I italicized the last statement because it makes a point I have sometimes made. Even though this story is just anecdotal, I believe it is a valid representation of the folly of using standardized tests alone to evaluate teacher competency, the intelligence of the test taker, their academic achievement, or much of anything else actually. The problem is that there is no way to control for a student's motivation to do well on the test, and without that, you may be getting more of a measure of how little or how much the student is trying to answer correctly on the test than of how much he or she actually knows or is capable of learning.

And teachers do not have a lot of weapons they can employ to help students get motivated to perform well if the student's parents do not care about that either. The parents' attitude is the far bigger problem than that of less-than-competent teachers.

Of course, in saying this I will no doubt be accused of "parent bashing" and/or discounting the sad legacy of racism in determining the attitudes of both the parents and the students. To that I call, "Bullshit!"

Of course the parents play a huge role in determining their children's attitude towards learning. Do you really think that the relatively higher average achievements of Asian and Jewish students are just a result of their having higher average IQ's? That's nonsense. It's the family attitudes of Asians and Jews that is the primary determining factor.

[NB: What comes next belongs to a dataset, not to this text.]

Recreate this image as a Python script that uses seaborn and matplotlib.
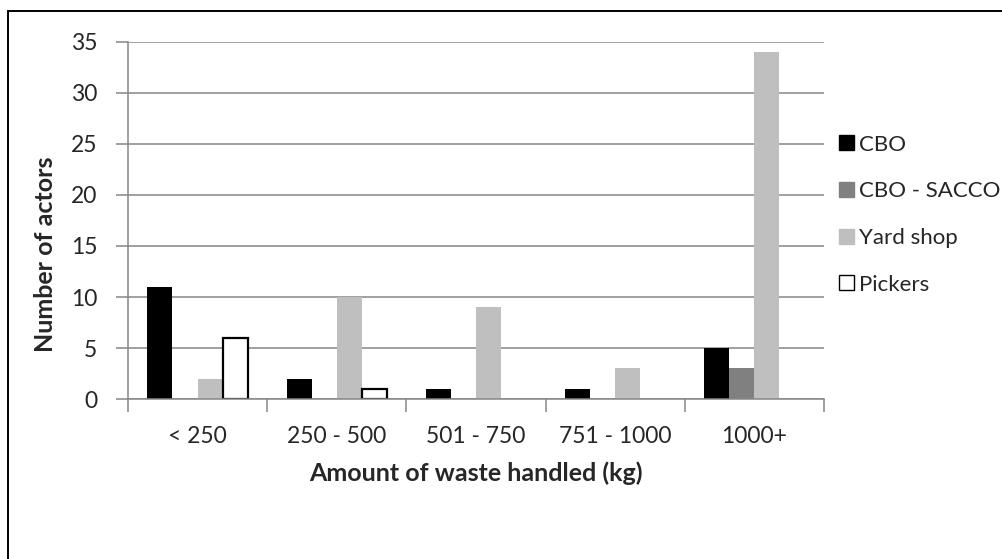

And what about the other nonsense about my discounting the effects of racism in discussing African American student achievement? One can only accuse me of that if they think that I believe that these families reside in some sort of cultural vacuum. Or if they themselves are ignoring the wider context! It isn't only scientists who can be reductionistic.

Actually, it IS the racism that is the larger cause of the attitudes of many African American parents (and of course not all of them have troublesome attitudes - not by a long shot. I just said that, so please do not say I did not).

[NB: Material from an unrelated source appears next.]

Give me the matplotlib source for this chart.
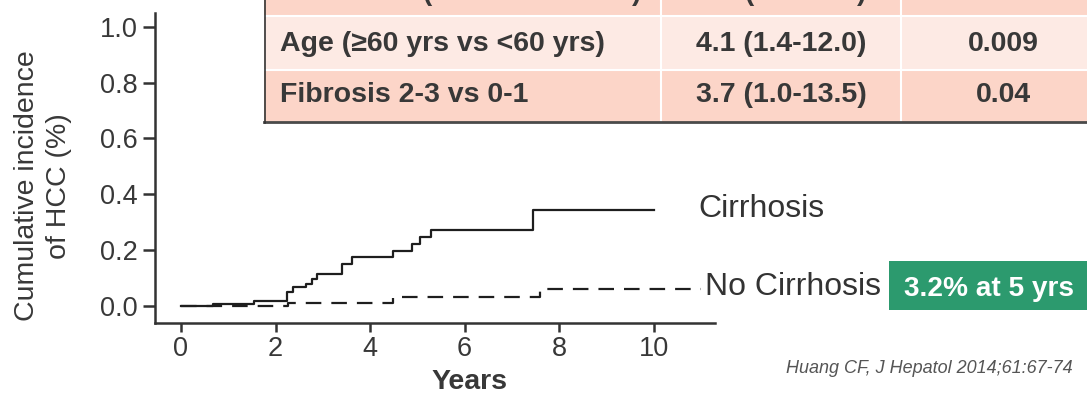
import matplotlib
matplotlib.use('Agg')
import matplotlib.pyplot as plt
from matplotlib.patches import Rectangle

plt.rcParams['font.family'] = ['Liberation Sans', 'DejaVu Sans']

# cumulative incidence of HCC (years, fraction)
cirr_years = [0, 0.68, 1.55, 2.25, 2.37, 2.64, 2.77, 2.88, 3.40, 3.62, 4.48, 4.89, 5.05, 5.28, 7.45, 10.0]
cirr_inc = [0, 0.007, 0.018, 0.051, 0.069, 0.079, 0.096, 0.114, 0.149, 0.177, 0.195, 0.222, 0.248, 0.272, 0.344, 0.344]
nocirr_years = [0, 2.27, 4.48, 7.6, 11.0]
nocirr_inc = [0, 0.010, 0.032, 0.062, 0.062]

x_ticks = [0, 2, 4, 6, 8, 10]
y_ticks = [0.0, 0.2, 0.4, 0.6, 0.8, 1.0]

# multivariate analysis table
factors = ['Age (≥60 yrs vs <60 yrs)', 'Fibrosis 2-3 vs 0-1']
hr_ci = ['4.1 (1.4-12.0)', '3.7 (1.0-13.5)']
p_vals = ['0.009', '0.04']

W, H = 1087, 393
txt = '#383838'

fig = plt.figure(figsize=(W / 100, H / 100), dpi=100)
ax = fig.add_axes([155 / W, (H - 323) / H, (715 - 155) / W, (323 - 12.7) / H])

ax.step(cirr_years, cirr_inc, where='post', color='#1e1e1e', lw=1.6)
ax.step(nocirr_years, nocirr_inc, where='post', color='#1e1e1e', lw=1.6,
        linestyle=(0, (7, 4.5)))
ax.set_xlim(-0.55, 11.3)
ax.set_ylim(-0.061, 1.05)

ax.set_xticks(x_ticks)
ax.set_yticks(y_ticks)
ax.set_yticklabels(['%.1f' % v for v in y_ticks])
for s in ['top', 'right']:
    ax.spines[s].set_visible(False)
for s in ['left', 'bottom']:
    ax.spines[s].set_linewidth(1.8)
    ax.spines[s].set_color('#333333')
ax.tick_params(direction='out', width=1.8, colors='#333333', labelcolor=txt, labelsize=19.5)
ax.tick_params(axis='y', length=8.6, pad=4)
ax.tick_params(axis='x', length=6.5, pad=2.5)

# overlay in pixel coordinates for labels and the table
ov = fig.add_axes([0, 0, 1, 1], zorder=5)
ov.set_xlim(0, W)
ov.set_ylim(H, 0)
ov.axis('off')

ov.text(43, 186, 'Cumulative incidence\nof HCC (%)', rotation=90, ha='center', va='center',
        fontsize=20.5, color=txt, linespacing=1.28, multialignment='center')
ov.text(469, 389, 'Years', ha='center', va='baseline', fontsize=20.5, fontweight='bold', color=txt)

ov.text(698, 217, 'Cirrhosis', ha='left', va='baseline', fontsize=23, color='#333333')
ov.text(705, 295, 'No Cirrhosis', ha='left', va='baseline', fontsize=23, color='#333333')

ov.add_patch(Rectangle((889, 261), 210, 49, color='#2c9a6e', lw=0))
ov.text(904, 296.5, '3.2% at 5 yrs', ha='left', va='baseline', fontsize=20.2,
        fontweight='bold', color='white')

ov.text(1073, 373, 'Huang CF, J Hepatol 2014;61:67-74', ha='right', va='baseline',
        fontsize=13, style='italic', color='#555555')

# table rows
row_spans = [(-40, 15.5), (15.5, 69.5), (69.5, 121.5)]
row_colors = ['#fcd5c8', '#fdeae4', '#fcd5c8']
for (y0, y1), c in zip(row_spans, row_colors):
    ov.add_patch(Rectangle((264, y0), W - 264 + 20, y1 - y0, color=c, lw=0))
for y in [15.5, 69.5]:
    ov.plot([264, W], [y, y], color='white', lw=1.5)
for x in [661, 901]:
    ov.plot([x, x], [-5, 121], color='white', lw=1.5)
ov.plot([264, W], [121.5, 121.5], color='#4a4a4a', lw=2)
ov.plot([264.5, 264.5], [-5, 122.5], color='#333333', lw=1.2)

# header row sits mostly above the top edge
for x, s in [(427, '('), (637, ')'), (749, '('), (862, ')')]:
    ov.text(x, 0.5, s, ha='center', va='baseline', fontsize=20, fontweight='bold', color=txt)

baselines = [51, 102]
for i in range(len(factors)):
    ov.text(280, baselines[i], factors[i], ha='left', va='baseline', fontsize=20.5,
            fontweight='bold', color=txt)
    ov.text(781, baselines[i], hr_ci[i], ha='center', va='baseline', fontsize=20.5,
            fontweight='bold', color=txt)
    ov.text(1003, baselines[i], p_vals[i], ha='center', va='baseline', fontsize=20.5,
            fontweight='bold', color=txt)

fig.savefig('out.png', dpi=100)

I will oversimplify the process in order to make it clear, but not really by much: Under slavery and Jim Crow, the latter of which existed for quite some time during my own lifetime, Whites' mistreatment of Blacks was justified on the basis of Blacks being thought of as stupid and lazy and therefore somehow less than human. 

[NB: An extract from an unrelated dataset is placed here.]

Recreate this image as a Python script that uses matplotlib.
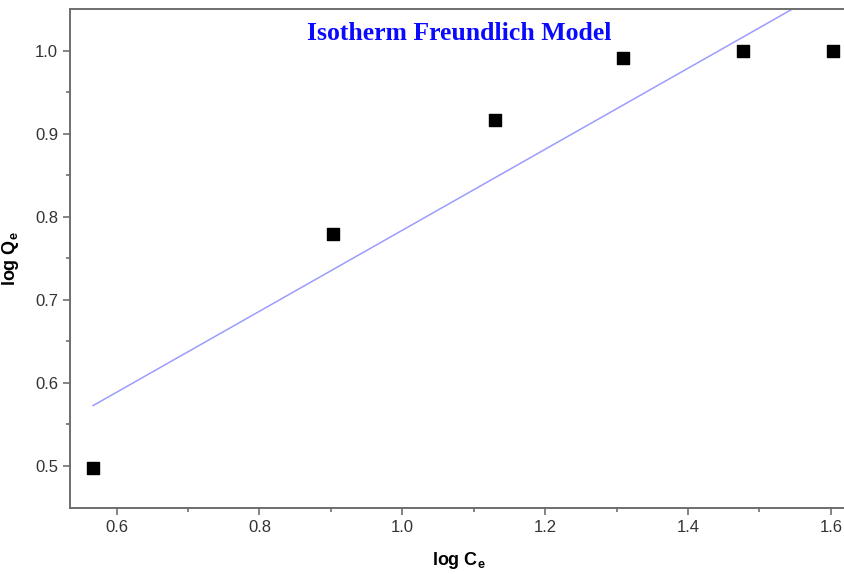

Any black person who tried to disprove that mythology by sticking his neck out and showing how intelligent he really was was ritually and routinely humiliated, beaten, or even lynched and killed. Entire neighborhoods of successful black businesses were attacked and burned to the ground.

Culturally, this understandably led to a lot of fear within Black communities of looking too smart in front of white people, or even among themselves. This fear was then transmitted to the children by the parents - for the kids' own protection from the very real negative consequences, not because the parents had some innate defect or deficit. When these children grew up and had children themselves, they may not have completely understood where the fear had came from originally, but the damage to their attitude about education, success, and intelligence was already done. 

And the ongoing racism of Whites that is still evident all around them reinforces their fears. And so their kids "catch" it.

And thus we have the Marquavans of the inner city. 

I am afraid it is up to African American parents themselves to solve this problem, despite the continuing racism by Whites all around them, by taking the bull by the horns and learning how they have been affected, and by starting to start push their children to succeed academically. 

The fact that the odds may be stacked against their children is no excuse. That makes their success more difficult; it does not make it impossible. And the risks of Black success are now greatly reduced from what they had been. Not nearly as many lynchings these days. And please do not tell me that the last statements mean I am discounting current ongoing racist attitudes among Whites, or the fact that law enforcement still reacts with more violence and worse punishments against black suspects than white ones, because the statements simply do not do that.